6月から住民税が増えた!その理由は?

(注)執筆当時の法律に基づいて書いていますのでご利用は自己責任でお願いします。


6月から住民税が変わります

平成30年度の住民税の納税通知書が、そろそろお手元に届くころかと思います。

というのも、住民税は6月から新たな年度の納付が始まるからです。

平成30年度については、平成29年度の所得に応じて決定されます。給与が毎年同額であっても、ふるさと納税をした、多額の医療費を払った、住宅ローンをした、保険に加入した等、その前年の状況により納税額が異なります。

特に、ふるさと納税で「確定申告不要のワンストップ特例制度」を利用した方は、納税額に影響していますので、ご注意ください。

では、どのように市区町村は私たちの所得を把握しているのでしょうか?

年末調整で税金精算が完了するサラリーマンの場合なら、会社が市区町村に各人の所得内容が記された書類「給与支払報告書」を提出することによって、市区町村は把握しています。

所得税の確定申告する人の場合なら、税務署から市区町村へ連絡がいきますので、市区町村は把握しています。

サラリーマンの場合、ほぼ給与天引きが強制!

サラリーマンの場合、住民税の徴収方法は「普通徴収」と「特別徴収」があります。

まず、「普通徴収」とは、市区町村から送付される納税通知書で個人が納付する方法をいいます(年4回)。

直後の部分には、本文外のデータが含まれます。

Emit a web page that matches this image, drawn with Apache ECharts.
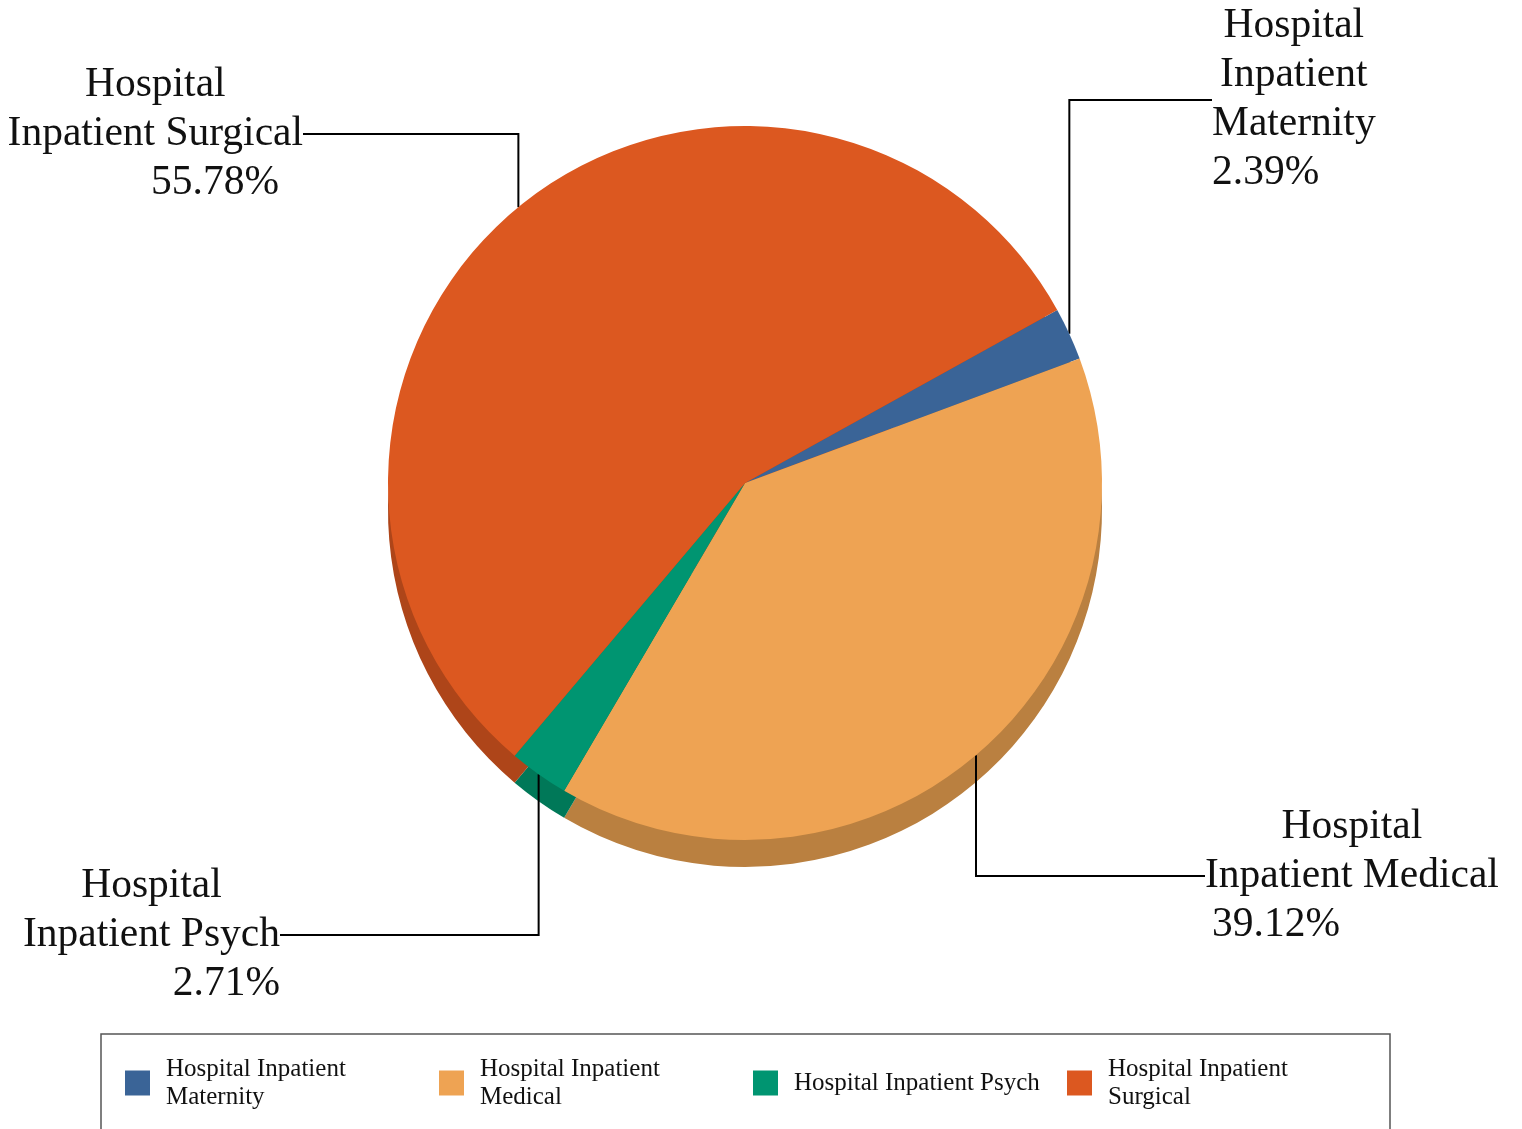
<!DOCTYPE html>
<html>
<head>
<meta charset="utf-8">
<script src="https://cdn.jsdelivr.net/npm/echarts@6/dist/echarts.min.js"></script>
<style>
  html, body { margin: 0; background: #fff; }
  #chart { width: 1522px; height: 1129px; }
</style>
</head>
<body>
<div id="chart"></div>
<script>
const categories = [
  'Hospital Inpatient Maternity',
  'Hospital Inpatient Medical',
  'Hospital Inpatient Psych',
  'Hospital Inpatient Surgical'
]
const shares = [2.39, 39.12, 2.71, 55.78]
const labelText = [
  ['Hospital', 'Inpatient', 'Maternity'],
  ['Hospital', 'Inpatient Medical'],
  ['Hospital', 'Inpatient Psych'],
  ['Hospital', 'Inpatient Surgical']
]

const topColors = ['#3a6497', '#eea353', '#009571', '#dc5820']
const sideColors = ['#2d4f78', '#ba8040', '#007858', '#ae4519']

const CENTER = [745, 483]
const RADIUS = 357
const DEPTH = 27
const START = 29
const FONT = 'Liberation Serif'

// callout boxes: x/y = where the leader line meets the text block
const callouts = [
  { x: 1212, y: 100, side: 'left', pad: 0 },
  { x: 1205, y: 876, side: 'left', pad: 7, lineX: 976 },
  { x: 280, y: 935, side: 'right', pad: 0 },
  { x: 303, y: 134, side: 'right', pad: 24 }
]

function midPoint(i) {
  let before = 0
  for (let k = 0; k < i; k++) before += shares[k]
  const total = shares.reduce((a, b) => a + b, 0)
  const ang = (START - 360 * (before + shares[i] / 2) / total) * Math.PI / 180
  return [CENTER[0] + RADIUS * Math.cos(ang), CENTER[1] - RADIUS * Math.sin(ang)]
}

function labelRich(i) {
  const c = callouts[i]
  const base = { fontFamily: FONT, fontSize: 41.5, lineHeight: 49, color: '#111' }
  return {
    c: { ...base, align: 'center' },
    p: {
      ...base,
      align: c.side,
      padding: c.side === 'left' ? [0, 0, 0, c.pad] : [0, c.pad, 0, 0]
    }
  }
}

const chart = echarts.init(document.getElementById('chart'))

chart.setOption({
  backgroundColor: '#fff',
  animation: false,
  legend: {
    data: categories,
    left: 101,
    top: 1034,
    orient: 'horizontal',
    itemWidth: 25,
    itemHeight: 25,
    itemGap: 18,
    icon: 'rect',
    padding: [21, 27, 40, 24],
    borderColor: '#555',
    borderWidth: 1.5,
    selectedMode: false,
    textStyle: {
      fontFamily: FONT,
      fontSize: 25,
      lineHeight: 28,
      color: '#111',
      width: 255,
      overflow: 'break',
      padding: [0, 0, 0, 11]
    }
  },
  series: [
    {
      type: 'pie',
      z: 3,
      center: CENTER,
      radius: RADIUS,
      startAngle: START,
      clockwise: true,
      avoidLabelOverlap: false,
      silent: true,
      emphasis: { disabled: true },
      itemStyle: { borderWidth: 0 },
      data: categories.map((name, i) => ({
        name,
        value: shares[i],
        itemStyle: { color: topColors[i] },
        label: { rich: labelRich(i) }
      })),
      label: {
        show: true,
        position: 'outside',
        fontFamily: FONT,
        fontSize: 41.5,
        lineHeight: 49,
        color: '#111',
        formatter: p => {
          const lines = labelText[p.dataIndex].map(t => '{c|' + t + '}')
          lines.push('{p|' + p.value.toFixed(2) + '%}')
          return lines.join('\n')
        }
      },
      labelLine: { show: true, lineStyle: { color: '#000', width: 2 } },
      labelLayout: params => {
        const i = params.dataIndex
        const c = callouts[i]
        let p0 = params.labelLinePoints ? params.labelLinePoints[0] : midPoint(i)
        if (c.lineX != null) {
          const dx = c.lineX - CENTER[0]
          const dy = Math.sqrt(RADIUS * RADIUS - dx * dx)
          p0 = [c.lineX, CENTER[1] + (c.y > CENTER[1] ? dy : -dy)]
        }
        return {
          x: c.x,
          y: c.y,
          align: c.side,
          verticalAlign: 'middle',
          labelLinePoints: [[p0[0], p0[1]], [p0[0], c.y], [c.x, c.y]]
        }
      }
    },
    {
      // darker copy shifted down gives the pie its thickness
      type: 'pie',
      z: 2,
      center: [CENTER[0], CENTER[1] + DEPTH],
      radius: RADIUS,
      startAngle: START,
      clockwise: true,
      silent: true,
      emphasis: { disabled: true },
      itemStyle: { borderWidth: 0 },
      label: { show: false },
      labelLine: { show: false },
      data: categories.map((name, i) => ({
        name,
        value: shares[i],
        itemStyle: { color: sideColors[i] }
      }))
    }
  ]
})
</script>
</body>
</html>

一方の「特別徴収」とは、事業主が従業員に代わり毎月給与から住民税を天引きし、各市町村に納付する方法をいいます(年12回)。従業員には、短期雇用者、アルバイト、パート、役員等全てを含みます。

昨今、住民税の特別徴収について、各地方自治体が徹底して実行する方針を掲げるようになってきました。

例えば、東京都と都内市町村は、平成29年度から原則として全ての事業主に、特別徴収義務者の指定を実施するとしており、京都府・大阪府・兵庫県・和歌山県の各市区町村では、同様に平成30年度から特別徴収を徹底しています(既に、滋賀県、奈良県においては以前から強化されています)。

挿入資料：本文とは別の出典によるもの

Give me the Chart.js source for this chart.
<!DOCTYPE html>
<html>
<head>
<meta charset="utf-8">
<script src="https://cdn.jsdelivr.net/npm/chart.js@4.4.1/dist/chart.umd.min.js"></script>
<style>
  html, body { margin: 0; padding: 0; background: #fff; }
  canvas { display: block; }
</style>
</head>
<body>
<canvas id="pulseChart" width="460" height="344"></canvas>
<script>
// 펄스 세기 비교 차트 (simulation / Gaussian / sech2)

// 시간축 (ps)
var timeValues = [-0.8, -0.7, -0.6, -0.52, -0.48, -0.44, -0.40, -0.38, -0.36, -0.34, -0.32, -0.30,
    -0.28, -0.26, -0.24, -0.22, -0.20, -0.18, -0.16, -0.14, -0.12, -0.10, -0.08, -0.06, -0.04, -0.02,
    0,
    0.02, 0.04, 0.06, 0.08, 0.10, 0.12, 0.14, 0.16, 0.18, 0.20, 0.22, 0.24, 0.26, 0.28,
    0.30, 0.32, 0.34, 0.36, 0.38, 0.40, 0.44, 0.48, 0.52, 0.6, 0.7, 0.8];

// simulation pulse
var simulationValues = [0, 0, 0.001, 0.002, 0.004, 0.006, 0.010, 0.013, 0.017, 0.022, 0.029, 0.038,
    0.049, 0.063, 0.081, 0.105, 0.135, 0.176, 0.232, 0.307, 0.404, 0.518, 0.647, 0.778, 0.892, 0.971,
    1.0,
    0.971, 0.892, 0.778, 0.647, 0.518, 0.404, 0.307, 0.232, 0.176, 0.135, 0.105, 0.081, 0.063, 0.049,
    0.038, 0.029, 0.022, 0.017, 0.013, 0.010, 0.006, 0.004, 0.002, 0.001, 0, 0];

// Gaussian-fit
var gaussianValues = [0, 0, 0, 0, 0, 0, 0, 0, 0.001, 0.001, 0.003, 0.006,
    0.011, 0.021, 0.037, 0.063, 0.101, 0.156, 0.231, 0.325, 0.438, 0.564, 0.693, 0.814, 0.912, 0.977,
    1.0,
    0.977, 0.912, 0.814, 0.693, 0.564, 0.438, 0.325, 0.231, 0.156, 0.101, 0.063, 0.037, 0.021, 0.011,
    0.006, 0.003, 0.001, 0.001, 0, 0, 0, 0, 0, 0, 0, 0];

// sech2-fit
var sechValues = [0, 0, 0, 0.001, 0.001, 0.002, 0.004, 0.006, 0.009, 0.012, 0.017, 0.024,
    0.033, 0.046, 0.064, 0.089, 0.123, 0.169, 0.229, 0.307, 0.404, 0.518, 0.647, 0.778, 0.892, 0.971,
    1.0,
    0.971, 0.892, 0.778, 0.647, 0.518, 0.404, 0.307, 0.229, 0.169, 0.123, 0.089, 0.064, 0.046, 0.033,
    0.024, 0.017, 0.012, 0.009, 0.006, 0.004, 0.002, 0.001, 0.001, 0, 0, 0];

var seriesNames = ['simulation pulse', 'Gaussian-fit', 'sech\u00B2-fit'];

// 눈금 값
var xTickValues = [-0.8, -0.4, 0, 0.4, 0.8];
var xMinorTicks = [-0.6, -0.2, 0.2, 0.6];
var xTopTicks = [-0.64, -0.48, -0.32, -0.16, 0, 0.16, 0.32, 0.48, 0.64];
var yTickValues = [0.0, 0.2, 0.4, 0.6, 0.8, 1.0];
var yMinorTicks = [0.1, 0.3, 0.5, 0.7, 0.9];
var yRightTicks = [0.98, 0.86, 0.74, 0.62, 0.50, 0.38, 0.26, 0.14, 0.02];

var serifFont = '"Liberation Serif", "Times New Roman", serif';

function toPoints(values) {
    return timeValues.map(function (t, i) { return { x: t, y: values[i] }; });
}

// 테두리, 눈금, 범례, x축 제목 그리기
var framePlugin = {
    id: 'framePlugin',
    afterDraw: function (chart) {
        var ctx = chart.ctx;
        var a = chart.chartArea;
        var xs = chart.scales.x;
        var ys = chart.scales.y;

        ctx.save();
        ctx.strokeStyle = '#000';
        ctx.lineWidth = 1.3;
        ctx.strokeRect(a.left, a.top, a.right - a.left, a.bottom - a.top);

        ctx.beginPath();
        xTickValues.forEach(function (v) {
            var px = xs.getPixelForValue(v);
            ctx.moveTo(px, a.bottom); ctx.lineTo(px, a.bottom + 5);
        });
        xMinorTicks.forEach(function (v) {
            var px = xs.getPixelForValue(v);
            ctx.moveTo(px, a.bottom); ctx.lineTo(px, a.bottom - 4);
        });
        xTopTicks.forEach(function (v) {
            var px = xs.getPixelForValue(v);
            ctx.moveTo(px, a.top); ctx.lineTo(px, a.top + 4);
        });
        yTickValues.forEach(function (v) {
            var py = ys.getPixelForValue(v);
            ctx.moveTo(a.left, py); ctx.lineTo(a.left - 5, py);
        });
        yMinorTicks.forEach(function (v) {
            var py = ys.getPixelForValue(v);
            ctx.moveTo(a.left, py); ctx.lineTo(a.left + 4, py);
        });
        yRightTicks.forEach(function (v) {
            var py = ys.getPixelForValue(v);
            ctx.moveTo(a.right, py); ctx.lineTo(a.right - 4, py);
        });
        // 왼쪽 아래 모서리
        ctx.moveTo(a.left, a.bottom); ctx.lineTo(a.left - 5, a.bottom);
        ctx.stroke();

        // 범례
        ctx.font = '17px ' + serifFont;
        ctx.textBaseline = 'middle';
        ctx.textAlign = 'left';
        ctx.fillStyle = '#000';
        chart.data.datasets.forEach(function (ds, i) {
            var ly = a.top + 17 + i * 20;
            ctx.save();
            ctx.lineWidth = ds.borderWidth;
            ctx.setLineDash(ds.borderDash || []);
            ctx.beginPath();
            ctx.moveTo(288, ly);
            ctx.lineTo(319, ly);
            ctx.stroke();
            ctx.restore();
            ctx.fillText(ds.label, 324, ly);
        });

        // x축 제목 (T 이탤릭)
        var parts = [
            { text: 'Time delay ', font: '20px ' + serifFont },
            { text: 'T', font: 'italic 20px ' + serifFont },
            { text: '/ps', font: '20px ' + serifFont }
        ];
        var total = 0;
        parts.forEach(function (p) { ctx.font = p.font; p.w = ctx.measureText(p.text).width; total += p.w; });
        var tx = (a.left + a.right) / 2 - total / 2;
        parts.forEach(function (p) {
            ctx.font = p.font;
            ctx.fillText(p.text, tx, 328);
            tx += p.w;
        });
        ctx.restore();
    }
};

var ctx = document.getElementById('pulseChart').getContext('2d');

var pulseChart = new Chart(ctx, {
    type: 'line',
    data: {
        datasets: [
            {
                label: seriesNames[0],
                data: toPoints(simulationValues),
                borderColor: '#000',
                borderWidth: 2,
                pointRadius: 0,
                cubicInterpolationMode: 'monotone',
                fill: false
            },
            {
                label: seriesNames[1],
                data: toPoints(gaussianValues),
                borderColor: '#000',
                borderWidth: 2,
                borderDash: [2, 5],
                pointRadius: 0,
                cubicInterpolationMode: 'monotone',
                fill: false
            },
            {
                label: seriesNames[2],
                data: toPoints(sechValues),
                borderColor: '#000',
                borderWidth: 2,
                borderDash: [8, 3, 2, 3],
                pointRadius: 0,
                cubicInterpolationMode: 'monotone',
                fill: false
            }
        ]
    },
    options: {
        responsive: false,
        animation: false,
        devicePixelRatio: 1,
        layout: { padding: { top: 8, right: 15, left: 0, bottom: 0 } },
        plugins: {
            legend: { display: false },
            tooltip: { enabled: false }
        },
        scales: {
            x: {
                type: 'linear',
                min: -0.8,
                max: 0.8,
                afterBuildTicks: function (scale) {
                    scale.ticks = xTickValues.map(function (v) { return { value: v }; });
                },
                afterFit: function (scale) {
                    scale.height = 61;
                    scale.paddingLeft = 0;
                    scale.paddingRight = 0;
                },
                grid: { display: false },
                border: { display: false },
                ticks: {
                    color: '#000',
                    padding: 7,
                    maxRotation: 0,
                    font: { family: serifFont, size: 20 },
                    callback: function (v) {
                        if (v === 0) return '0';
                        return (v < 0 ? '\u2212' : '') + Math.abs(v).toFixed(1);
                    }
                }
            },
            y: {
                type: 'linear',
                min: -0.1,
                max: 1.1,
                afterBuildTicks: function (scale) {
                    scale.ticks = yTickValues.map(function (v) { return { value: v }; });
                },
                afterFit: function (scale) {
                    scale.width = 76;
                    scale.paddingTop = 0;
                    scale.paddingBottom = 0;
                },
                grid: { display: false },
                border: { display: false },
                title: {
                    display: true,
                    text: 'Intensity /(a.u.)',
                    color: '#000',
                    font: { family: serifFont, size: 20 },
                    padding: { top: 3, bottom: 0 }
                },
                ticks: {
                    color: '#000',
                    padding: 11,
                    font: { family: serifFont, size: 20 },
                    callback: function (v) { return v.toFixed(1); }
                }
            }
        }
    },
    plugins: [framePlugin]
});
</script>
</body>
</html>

ただし、そもそも住民税の特別徴収については、地方税法において事業主による給与天引が義務付けられています。

しかし、これまでの現場実務においては会社が普通徴収を希望して、給与支払報告書を提出した場合、おおむねその希望が認められていました。

法律自体は改正されていませんが、運用の厳格化が図られ、住民税の特別徴収が強化されました。

年2回の納付へ「住民税特別徴収税額の納期の特例」

所得税については、給与の支給人員が常時10人未満の事業主は、源泉徴収した所得税を、半年分まとめて納めることができる「納期の特例」という制度があります。

この特例を受けていると、その年の1月から6月までに源泉徴収した所得税は7/10、7月から12月までに源泉徴収した所得税は翌年1/20が、それぞれ納付期限になります。

なお、この特例を受けるためには、「源泉所得税の納期の特例の承認に関する申請書」を税務署へ提出し承認を受けることが必要です。

実は、住民税についても、所得税と同様の制度があるのをご存じでしょうか?

小規模事業者の事務負担軽減のために、特別徴収した住民税も、源泉徴収した所得税のように年12回の納付を年2回の納付とすることができます。

1回目:6月分から11月分を12/10までに納付
2回目:12月分から翌年5月分を翌年6/10までに納付

適用を受けるには、
(1)給与の支払を受ける従業員等が常時10人未満であること
(2)納付先の各市町村に「給与所得等に係る市民税・府民税特別徴収税額の納期の特例に関する申請書」を提出し承認を受けること
が必要です。

注意点としては、2つあります。
まず、源泉所得税の納付期日が7/10と1/20であるのに対し、住民税については、6/10と12/10というように所得税と期日が1か月ずれていることです。

2つ目は、一度の納付額が多くなりますので、資金繰りに注意することです。
今年から特別徴収をされる事業主の場合、毎月納付するというのは非常に面倒で忘れがちとなりそうですので、当面はご注意ください。

この話が経営者・資産家の皆様のお役に立つことができれば幸いです。